Required work:
Type out the data exactly as given. Skip any image.

======== Supplied material ========

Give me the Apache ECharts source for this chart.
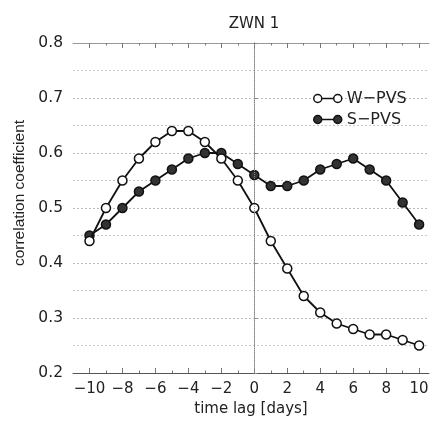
<!DOCTYPE html>
<html>
<head>
<meta charset="utf-8">
<script src="https://cdn.jsdelivr.net/npm/echarts@6/dist/echarts.min.js"></script>
<style>html,body{margin:0;padding:0;background:#fff;}#c{width:436px;height:423px;}</style>
</head>
<body>
<div id="c"></div>
<script>
const lags = [-10,-9,-8,-7,-6,-5,-4,-3,-2,-1,0,1,2,3,4,5,6,7,8,9,10];
const wpvs = [0.44,0.50,0.55,0.59,0.62,0.64,0.64,0.62,0.59,0.55,0.50,0.44,0.39,0.34,0.31,0.29,0.28,0.27,0.27,0.26,0.25];
const spvs = [0.45,0.47,0.50,0.53,0.55,0.57,0.59,0.60,0.60,0.58,0.56,0.54,0.54,0.55,0.57,0.58,0.59,0.57,0.55,0.51,0.47];
const majorX = [-10,-8,-6,-4,-2,0,2,4,6,8,10];
const minorX = [-9,-7,-5,-3,-1,1,3,5,7,9];
const yTicks = [0.2,0.3,0.4,0.5,0.6,0.7,0.8];
const titleText = 'ZWN 1';
const xName = 'time lag [days]';
const yName = 'correlation coefficient';
const names = ['W\u2212PVS','S\u2212PVS'];

const HFONT = '"DejaVu Sans", "Liberation Sans", sans-serif';
const VFONT = '"Liberation Sans", Arial, Helvetica, sans-serif';
const chart = echarts.init(document.getElementById('c'), null, {renderer:'canvas'});
const fmtX = v => v < 0 ? '\u2212' + Math.abs(v) : String(v);
const iconPath = 'path://M0,4a4,4 0 1,0 8,0a4,4 0 1,0 -8,0M20,4a4,4 0 1,0 8,0a4,4 0 1,0 -8,0M8,4L20,4';
const XMIN = -11, XMAX = 10.6;

function xAx(pos, ticks, len, showLine, showLabel) {
  return {
    type:'value', min:XMIN, max:XMAX, position:pos,
    axisLine:{show:showLine, onZero:false, lineStyle:{color: pos==='bottom' ? '#555' : '#999', width:1}},
    axisTick:{show:true, inside:true, length:len, customValues:ticks, lineStyle:{color:'#777', width:1}},
    axisLabel:{show:showLabel, customValues:majorX, formatter:fmtX, color:'#222', fontSize:15, fontFamily:HFONT, margin:9},
    splitLine:{show:false},
    name: showLabel ? xName : '', nameLocation:'middle', nameGap:23,
    nameTextStyle:{color:'#222', fontSize:15, fontFamily:HFONT, verticalAlign:'top'}
  };
}

chart.setOption({
  animation:false,
  backgroundColor:'#fff',
  title:{text:titleText, left:249, top:12, textAlign:'center',
    textStyle:{fontSize:15, fontWeight:'normal', color:'#222', fontFamily:HFONT}},
  grid:{left:73, right:7, top:43, bottom:50, containLabel:false},
  legend:{
    orient:'vertical', left:313, top:90, padding:0, itemWidth:28, itemHeight:8, itemGap:4,
    textStyle:{fontSize:16, lineHeight:17, color:'#222', fontFamily:HFONT},
    data:[
      {name:names[0], icon:iconPath, itemStyle:{color:'#fff', borderColor:'#111', borderWidth:1.5}},
      {name:names[1], icon:iconPath, itemStyle:{color:'#333', borderColor:'#111', borderWidth:1.5}}
    ]
  },
  graphic:[{
    type:'text', x:20, y:193, rotation:Math.PI/2,
    style:{text:yName, fontSize:15.5, fontFamily:VFONT, fill:'#222', align:'center', verticalAlign:'middle'}
  }],
  xAxis:[
    xAx('bottom', majorX, 5, true, true),
    xAx('bottom', minorX, 2.5, false, false),
    xAx('top', majorX, 5, true, false),
    xAx('top', minorX, 2.5, false, false)
  ],
  yAxis:[
    {type:'value', min:0.2, max:0.8, interval:0.1, position:'left',
     axisLine:{show:true, lineStyle:{color:'#555', width:1}},
     axisTick:{show:true, inside:true, length:3, lineStyle:{color:'#888'}},
     axisLabel:{formatter:v=>v.toFixed(1), color:'#222', fontSize:15.5, fontFamily:HFONT, margin:10},
     splitLine:{show:true, lineStyle:{color:'#bbb', type:[2,2], width:1}},
     minorTick:{show:false, splitNumber:2},
     minorSplitLine:{show:true, lineStyle:{color:'#c8c8c8', type:[2,2], width:1}}
    },
    {type:'value', min:0.2, max:0.8, interval:0.1, position:'right',
     axisLine:{show:true, lineStyle:{color:'#aaa', width:1}},
     axisTick:{show:false}, axisLabel:{show:false}, splitLine:{show:false}}
  ],
  series:[
    {name:names[1], type:'line', xAxisIndex:0, yAxisIndex:0,
     data:lags.map((x,i)=>[x, spvs[i]]),
     symbol:'circle', symbolSize:9,
     lineStyle:{color:'#111', width:1.8},
     itemStyle:{color:'#333', borderColor:'#111', borderWidth:1.5},
     markLine:{silent:true, symbol:'none', label:{show:false},
       lineStyle:{color:'#888', type:'dotted', width:1}, data:[{xAxis:0}]},
     z:3},
    {name:names[0], type:'line', xAxisIndex:0, yAxisIndex:0,
     data:lags.map((x,i)=>[x, wpvs[i]]),
     symbol:'circle', symbolSize:9,
     lineStyle:{color:'#111', width:1.8},
     itemStyle:{color:'#fff', borderColor:'#111', borderWidth:1.5},
     z:4}
  ]
});
</script>
</body>
</html>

========

Exercise response:
Give me the Apache ECharts source for this chart.
<!DOCTYPE html>
<html>
<head>
<meta charset="utf-8">
<script src="https://cdn.jsdelivr.net/npm/echarts@6/dist/echarts.min.js"></script>
<style>html,body{margin:0;padding:0;background:#fff;}#c{width:436px;height:423px;}</style>
</head>
<body>
<div id="c"></div>
<script>
const lags = [-10,-9,-8,-7,-6,-5,-4,-3,-2,-1,0,1,2,3,4,5,6,7,8,9,10];
const wpvs = [0.44,0.50,0.55,0.59,0.62,0.64,0.64,0.62,0.59,0.55,0.50,0.44,0.39,0.34,0.31,0.29,0.28,0.27,0.27,0.26,0.25];
const spvs = [0.45,0.47,0.50,0.53,0.55,0.57,0.59,0.60,0.60,0.58,0.56,0.54,0.54,0.55,0.57,0.58,0.59,0.57,0.55,0.51,0.47];
const majorX = [-10,-8,-6,-4,-2,0,2,4,6,8,10];
const minorX = [-9,-7,-5,-3,-1,1,3,5,7,9];
const yTicks = [0.2,0.3,0.4,0.5,0.6,0.7,0.8];
const titleText = 'ZWN 1';
const xName = 'time lag [days]';
const yName = 'correlation coefficient';
const names = ['W\u2212PVS','S\u2212PVS'];

const HFONT = '"DejaVu Sans", "Liberation Sans", sans-serif';
const VFONT = '"Liberation Sans", Arial, Helvetica, sans-serif';
const chart = echarts.init(document.getElementById('c'), null, {renderer:'canvas'});
const fmtX = v => v < 0 ? '\u2212' + Math.abs(v) : String(v);
const iconPath = 'path://M0,4a4,4 0 1,0 8,0a4,4 0 1,0 -8,0M20,4a4,4 0 1,0 8,0a4,4 0 1,0 -8,0M8,4L20,4';
const XMIN = -11, XMAX = 10.6;

function xAx(pos, ticks, len, showLine, showLabel) {
  return {
    type:'value', min:XMIN, max:XMAX, position:pos,
    axisLine:{show:showLine, onZero:false, lineStyle:{color: pos==='bottom' ? '#555' : '#999', width:1}},
    axisTick:{show:true, inside:true, length:len, customValues:ticks, lineStyle:{color:'#777', width:1}},
    axisLabel:{show:showLabel, customValues:majorX, formatter:fmtX, color:'#222', fontSize:15, fontFamily:HFONT, margin:9},
    splitLine:{show:false},
    name: showLabel ? xName : '', nameLocation:'middle', nameGap:23,
    nameTextStyle:{color:'#222', fontSize:15, fontFamily:HFONT, verticalAlign:'top'}
  };
}

chart.setOption({
  animation:false,
  backgroundColor:'#fff',
  title:{text:titleText, left:249, top:12, textAlign:'center',
    textStyle:{fontSize:15, fontWeight:'normal', color:'#222', fontFamily:HFONT}},
  grid:{left:73, right:7, top:43, bottom:50, containLabel:false},
  legend:{
    orient:'vertical', left:313, top:90, padding:0, itemWidth:28, itemHeight:8, itemGap:4,
    textStyle:{fontSize:16, lineHeight:17, color:'#222', fontFamily:HFONT},
    data:[
      {name:names[0], icon:iconPath, itemStyle:{color:'#fff', borderColor:'#111', borderWidth:1.5}},
      {name:names[1], icon:iconPath, itemStyle:{color:'#333', borderColor:'#111', borderWidth:1.5}}
    ]
  },
  graphic:[{
    type:'text', x:20, y:193, rotation:Math.PI/2,
    style:{text:yName, fontSize:15.5, fontFamily:VFONT, fill:'#222', align:'center', verticalAlign:'middle'}
  }],
  xAxis:[
    xAx('bottom', majorX, 5, true, true),
    xAx('bottom', minorX, 2.5, false, false),
    xAx('top', majorX, 5, true, false),
    xAx('top', minorX, 2.5, false, false)
  ],
  yAxis:[
    {type:'value', min:0.2, max:0.8, interval:0.1, position:'left',
     axisLine:{show:true, lineStyle:{color:'#555', width:1}},
     axisTick:{show:true, inside:true, length:3, lineStyle:{color:'#888'}},
     axisLabel:{formatter:v=>v.toFixed(1), color:'#222', fontSize:15.5, fontFamily:HFONT, margin:10},
     splitLine:{show:true, lineStyle:{color:'#bbb', type:[2,2], width:1}},
     minorTick:{show:false, splitNumber:2},
     minorSplitLine:{show:true, lineStyle:{color:'#c8c8c8', type:[2,2], width:1}}
    },
    {type:'value', min:0.2, max:0.8, interval:0.1, position:'right',
     axisLine:{show:true, lineStyle:{color:'#aaa', width:1}},
     axisTick:{show:false}, axisLabel:{show:false}, splitLine:{show:false}}
  ],
  series:[
    {name:names[1], type:'line', xAxisIndex:0, yAxisIndex:0,
     data:lags.map((x,i)=>[x, spvs[i]]),
     symbol:'circle', symbolSize:9,
     lineStyle:{color:'#111', width:1.8},
     itemStyle:{color:'#333', borderColor:'#111', borderWidth:1.5},
     markLine:{silent:true, symbol:'none', label:{show:false},
       lineStyle:{color:'#888', type:'dotted', width:1}, data:[{xAxis:0}]},
     z:3},
    {name:names[0], type:'line', xAxisIndex:0, yAxisIndex:0,
     data:lags.map((x,i)=>[x, wpvs[i]]),
     symbol:'circle', symbolSize:9,
     lineStyle:{color:'#111', width:1.8},
     itemStyle:{color:'#fff', borderColor:'#111', borderWidth:1.5},
     z:4}
  ]
});
</script>
</body>
</html>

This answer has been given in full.